Not getting feedback
You may have years of experience as a designer and even studied the principles of UX/UI design from the best sources. But you should never make blanket design decisions even with all that knowledge. This is something that the best designers know.
As you create content, set up wireframes, and move forward in any way, keep asking for feedback. And you don’t just want feedback from your peers or even your client. You need feedback from your client’s clients, that is, the final consumers of your work.
Most professionals and business owners create websites with the intention that their customers use these websites to get information or buy something. It’s the same with apps and products.
So, it makes sense to get feedback from the end-user directly.
Invite existing customers to try out a beta version of the product. Or work with a user-testing platform to get feedback on your site’s navigation.
Another powerful strategy is to use A/B testing to understand the effectiveness of your design. In email marketing, split testing increases conversions by 49%. Similarly, carrying out tests with your audience will create better outcomes from your app or website.
You can also launch the product to a test group in your customer base and ask them to fill a survey form at the end of a trial period.

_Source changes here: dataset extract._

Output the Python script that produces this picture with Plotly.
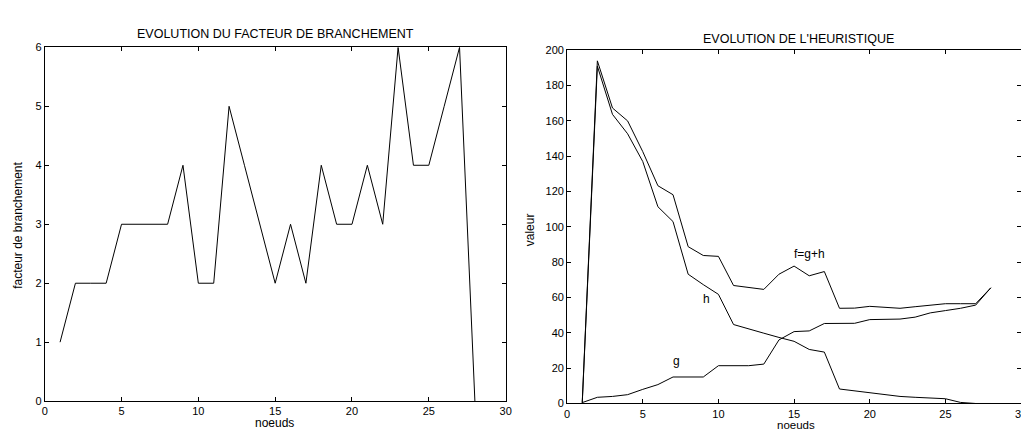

You’ll get insights that are eye-opening and will help you create high-converting websites and applications.
A lack of structure
I’ve already mentioned how it’s important to define the final content that will appear on the site or application.
This means that the use of filler text like Lorem Ipsum or hastily drafted headlines will not do. Your client or content team needs to know what they want to see and flesh it out with as much detail as possible.
However, this doesn’t mean that you will highlight all the content you get equally. Presenting too much content to your user overwhelms them. They’ll experience mental labor looking for the right action to take and will likely stop using your product and leave.
UX/UI designers need to prioritize some content over others. And of course, you need to do this by balancing the best design principles as well as the factors that are unique to a business.
For example, I came across a situation where a company offered complex services to its clients. In this case, the best information to present on their home page was not a headline or sales copy – but an FAQ page.
Most people look for FAQs further along the purchasing cycle and so, you don’t often find FAQs right on the home page. But in this case, the customers’ primary need was to get information and it made a powerful impact to add FAQs and resources as home page material.
You can also showcase content that’s more important than others by using color, font, and by manipulating the sizes of images and objects.
For example, in a page consisting of multiple types of content, you can make the most important one with the largest font size. And the rest with gradations of font sizes. Such a tactic establishes visual hierarchy and gives users a place to focus.
Back to you
The process of designing a good website, product, or application is a dynamic one. You need to rely on both sound design principles as well as data that is unique to the business you’re working for.
As a UX/UI designer or student, you need to be aware of best practices but more importantly, you need to avoid critical mistakes that affect the success of your project.
In this post, I’ve laid some of the key mistakes that affect how well your application functions and appears.
By avoiding these problems, you can make a clean and functional interface that achieves a business’s goals, whether it’s to convert leads to customers, entertain users, or solve problems.